During the Women’s World Cup, the Flint ABC affiliate rana story on a free youth clinic the Bucks offered at Atwood, and the reporter interviewed a couple of excited little girls about their participation. When asked which players from the USWNT she looked up to the most, one said Megan Rapinoe and Alex Morgan. The warm fuzzies I got from this clip evaporated when I realized that these girls, at least on this afternoon, had no female mentors on the pitch. I asked Hollenbeck about this disconnect. “Well, it’s always just been guys teaching me, too,” she said. A couple of decades ago, Hollenbeck was the only female player on her high school soccer team, and she always told her coaches that she wanted and could do all the drills that her male teammates did. Her senior year, the school administration decided it wasn’t physically safe for her to continue to play (she had had no serious injuries).
And so here is a tension. There’s no question that the Bucks are bringing joy to Flint and continuing to introduce people to the world’s most popular sport. Hollenbeck remembers well telling the children’s teams she coached how important it was to serve the group, to be part of the whole, not to be a “ball hog.” And, unlike some adults, “you can change the mind of a child,” help them to see social inequity and encourage them to find ways to dismantle it. But how can a girl, even one who grows up idolizing superstars like Rapinoe and Morgan, believe any kind of dismantling is possible, especially when she’s on the training ground always and only with men?
I asked Papista if he would be interested in starting a female counterpart team to the Bucks, and he said he absolutely would. He also said that the Bucks needed to become “a sustainable organization first.” A women’s team on this level might work down the road, but not yet. Unfortunately, the marginalized are familiar with “not yet.” While I think I’ve devoted too many lines to Brayer already, the reality is that people who look like him and me made up the majority of the crowd I saw at Atwood. In a city that is more black and brown, a sea of white faces watched the Bucks with me. When I asked Allard what anyone could do to try to diversify the Bucks fan base, he said, “That’s a soccer problem in general.” He is beyond right.

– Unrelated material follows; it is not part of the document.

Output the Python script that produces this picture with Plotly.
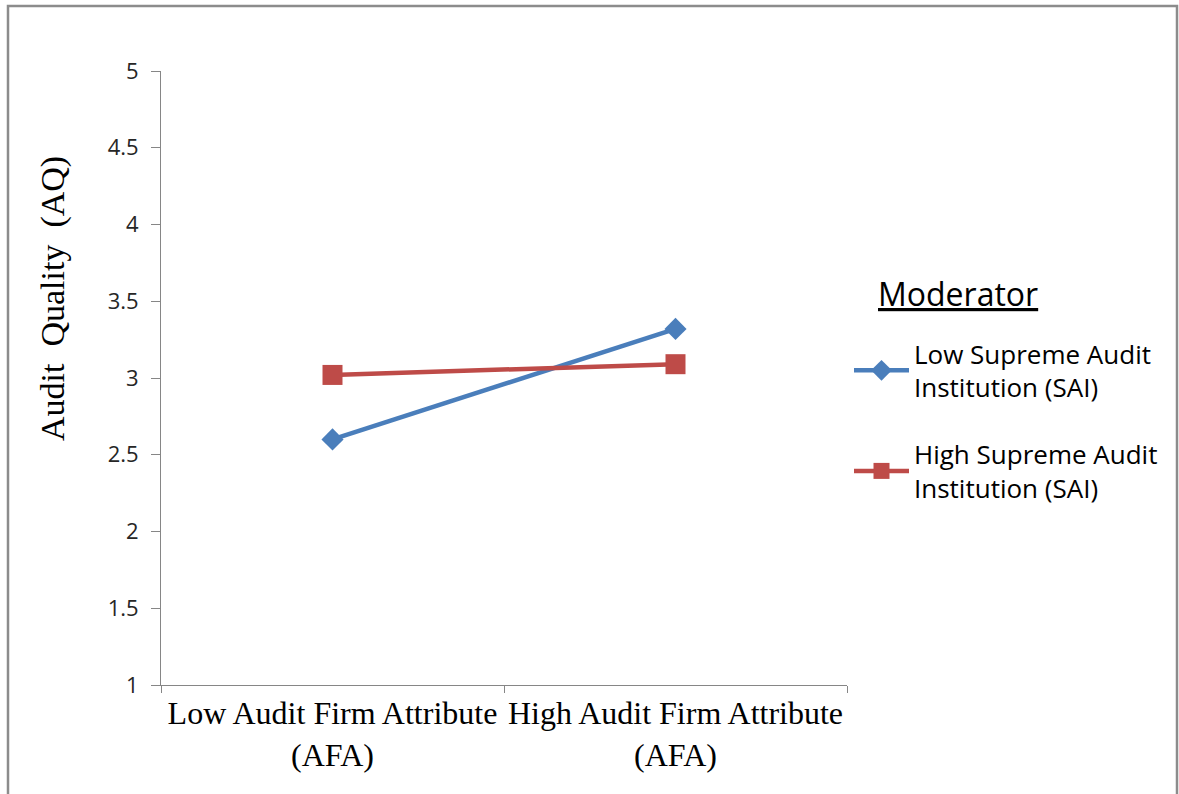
import plotly.graph_objects as go

# Interaction plot: audit quality by audit firm attribute, split by SAI level
categories = ["Low Audit Firm Attribute<br>(AFA)", "High Audit Firm Attribute<br>(AFA)"]
series_names = ["Low Supreme Audit<br>Institution (SAI)", "High Supreme Audit<br>Institution (SAI)"]
low_sai = [2.60, 3.32]
high_sai = [3.02, 3.09]
y_ticks = [1, 1.5, 2, 2.5, 3, 3.5, 4, 4.5, 5]
y_title = "Audit  Quality  (AQ)"
legend_title = "Moderator"

BLUE = "#4a7ebb"
RED = "#be4b48"
AXIS = "#868686"

# plot-area geometry in pixels (used to place paper-referenced extras)
L, R, T, B = 161, 847, 71, 685
W, H = R - L, B - T


def px_x(x):
    return (x - L) / W


def px_y(y):
    return (B - y) / H


fig = go.Figure()
fig.add_trace(go.Scatter(
    x=categories, y=low_sai, name=series_names[0], mode="lines+markers",
    legendgroup="a",
    line=dict(color=BLUE, width=4.5),
    marker=dict(symbol="diamond", size=17, color=BLUE),
))
fig.add_trace(go.Scatter(
    x=categories, y=high_sai, name=series_names[1], mode="lines+markers",
    legendgroup="b",
    line=dict(color=RED, width=4.5),
    marker=dict(symbol="square", size=20, color=RED),
))

fig.update_layout(
    width=1179, height=794,
    margin=dict(l=L, r=1179 - R, t=T, b=794 - B),
    paper_bgcolor="white", plot_bgcolor="white",
    showlegend=True,
    legend=dict(
        font=dict(family="Open Sans", size=26, color="black"),
        x=px_x(849), xanchor="left", y=px_y(330), yanchor="top",
        tracegroupgap=30, itemwidth=55,
        bgcolor="rgba(0,0,0,0)",
    ),
    xaxis=dict(
        type="category", tickson="boundaries", range=[-0.5, 1.5],
        showline=True, linecolor=AXIS, linewidth=1,
        ticks="outside", ticklen=7, tickcolor=AXIS,
        tickangle=0, automargin=False,
        showgrid=False, zeroline=False,
        tickfont=dict(family="Liberation Serif", size=32, color="black"),
    ),
    yaxis=dict(
        range=[1, 5], tickvals=y_ticks, ticktext=[f"{v:g}" for v in y_ticks],
        showline=True, linecolor=AXIS, linewidth=1,
        ticks="outside", ticklen=9, tickcolor=AXIS,
        ticklabelstandoff=8, automargin=False,
        showgrid=False, zeroline=False,
        tickfont=dict(family="Open Sans", size=22, color="#262626"),
    ),
)

# y-axis title
fig.add_annotation(text=y_title, xref="paper", yref="paper",
                   x=px_x(53), y=px_y(298), textangle=-90, showarrow=False,
                   xanchor="center", yanchor="middle",
                   font=dict(family="Liberation Serif", size=34, color="black"))

# legend heading
fig.add_annotation(text=f"<u>{legend_title}</u>", xref="paper", yref="paper",
                   x=px_x(876), y=px_y(293), showarrow=False,
                   xanchor="left", yanchor="middle",
                   font=dict(family="Open Sans", size=32, color="black"))

# outer chart frame
fig.add_shape(type="rect", xref="paper", yref="paper",
              x0=px_x(8), x1=px_x(1177), y0=px_y(900), y1=px_y(6),
              line=dict(color="#8c8c8c", width=2.5), fillcolor="rgba(0,0,0,0)", layer="below")

fig.write_html("out.html")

Structural oppressions are two things: structured and oppressive. They work because they are supposed to, and all the more so in a semi-isolated Rust Belt town that others seem determined to judge or forget. So what can a single person do? They can make choices like Papista: try a daring thing in a vulnerable place, moving with care and managing expectations. They can dream, like Allard, about further efforts to bring people together through sport. Like Hollenbeck, they can stand strong in their optimism. She sees the potential the Bucks have for changing the narrative about Flint, how joining a supporters club and connecting with a team can show people within Flint and beyond “the wonders that do exist” in the city.
The game I saw wasn’t beautiful. The first half was sluggish, and what I remembered the most later were the set pieces the Bucks squandered. Still, they won 1-0, and went on to win the USL2 Championship (beating Pennsylvania’s Reading United). Throughout the season, they came from behind, an outcome that suits the community Hollenbeck knows and loves: “No matter what, the people rally. That’s what this town is about.”
Atwood Stadium is a five-minute drive from where Dr. Mona Hanna-Attisha first noticed what was wrong with the water. As I walked to my car after the Dayton match—I had parked on the grass in front of the stadium—I could see the serene brick rectangles of Hurley Medical Center rising up in the distance.
Flint won. How often do I get to write a sentence like that?